Tortura, nunca mais
Os militares fizeram sua manifestação de protesto contra a iniciativa do ministro da Justiça, Tarso Genro, de propor o julgamento de atos de tortura durante o regime militar. E o mundo não caiu.
O noticiário de hoje sobre a reunião no Clube Militar do Rio mostra senhores vestindo ternos e não em uniformes de campanha.
Da mesma forma cautelosa, os participantes evitaram apresentar fotografias e textos sobre autoridades do atual governo que participaram da luta armada.
Com isso, o embrião da crise volta para a geladeira e deve sumir dos jornais por uns tempos.
Mas o fato de o assunto ser colocado de lado não quer dizer que esteja resolvido.
Em parte, porque quase todas as manifestações reproduzidas pela imprensa repetem o erro de afirmar que o ministro pretende revisar a Lei da Anistia.
Não é isso que está em questão.
O que gerou a celeuma é a hipótese de que os crimes comuns, como torturar alguém que não pode se defender, precisam ser levados a julgamento.
Os jornais ofereceram um espaço generoso aos militares que se rebelam contra a possibilidade de punição para os agentes das Forças Armadas e da polícia que torturaram presos durante o período mais tenebroso da repressão à luta armada contra a ditadura.
Mas não esclarecem que muitos brasileiros foram torturados e até mortos pelo simples fato de serem opositores ao regime de exceção, sem nunca terem tocado numa arma.
O jornalista Vladimir Herzog e o operário Manoel Fiel Filho, mortos sob tortura em dependências do Doi-CODI, em São Paulo, são símbolos da ação criminosa de agentes a serviço do Estado, praticado contra cidadãos de paz.
Muitos outros brasileiros, inclusive estudantes e trabalhadores que eram jovens demais para serem considerados como uma ameaça ao Estado, foram submetidos a suplícios que a consciência humana não pode admitir.
Não por acaso, a tortura não é considerada crime político por nenhum povo civilizado.
Porque é ato de barbárie praticado por indivíduos covardes, desprovidos de qualificações para serem aceitos como agentes do Estado.
A imprensa poderia estar questionando se as Forças Armadas deveriam ter em seus quadros elementos dessa natureza.
Levá-los a julgamento seria uma forma de enobrecer a instituição.
Sujos e elegíveis
A imprensa está se omitindo da tarefa de esclarecer o que são candidatos com a ficha suja e porque seus registros deveriam ser impedidos.
Se a relação apresentada pelos magistrados, e rejeitada pelo Supremo Tribunal Federal como impedimento a candidaturas, produz injustiças, os jornais deveriam esclarecer quem é quem nas listas eleitorais.
Alberto Dines:
– Os jornais de ontem, quinta-feira, estavam repletos de notícias e comentários sobre a decisão do Supremo, na véspera, de aceitar candidatos com a ‘ficha suja’, isto é, que ainda não foram condenados ou ainda têm chance de recurso.
A decisão era esperada.

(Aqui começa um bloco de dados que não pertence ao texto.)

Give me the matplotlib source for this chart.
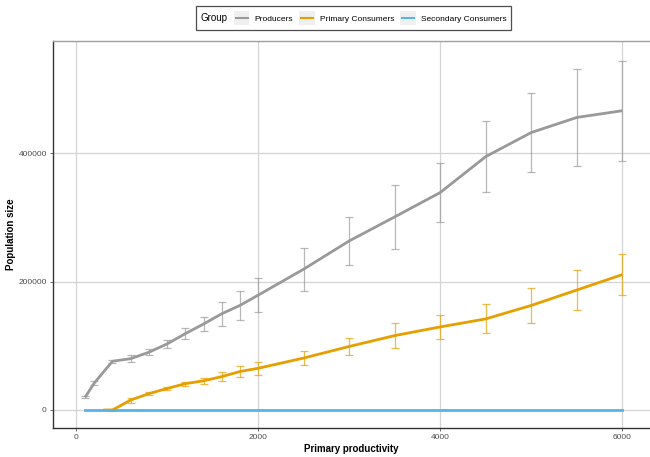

Mas a expressão ‘ficha suja’ é preconceituosa e a mídia está abusando dela porque ela é sintética e simplificada.
O público a entende embora seja imprecisa e, por enquanto, injusta. Se pelo entendimento da Suprema Corte o candidato ainda não-condenado é inocente e tem o direito de prosseguir na postulação, a mídia não deveria usar o termo genérico.
Mas o que também chama a atenção no comportamento da mídia é que ela está praticamente de braços cruzados, incapaz de oferecer denúncias substantivas contra candidatos supostamente malfeitores. Se a mídia pretende ajudar a sociedade para evitar que prefeitos e vereadores moralmente desqualificados sejam eleitos em outubro que ela cumpra, pelo menos parcialmente, o seu papel de investigadora ajudando a identificar aqueles sobre os quais pairam desconfianças.
A Associação de Magistrados já ofereceu uma base de dados com todos os suspeitos, agora é preciso saber se esses suspeitos são efetivamente suspeitos, submetê-los a um escrutínio, mantê-los sob pressão. Ao menos nos municípios onde há jornais e rádios independentes do poder político.
Transferir para o Ministério Público toda a responsabilidade de achar as fichas sujas equivale a converter a imprensa num naipe de tambores decorativos e, na melhor das hipóteses, apenas barulhentos.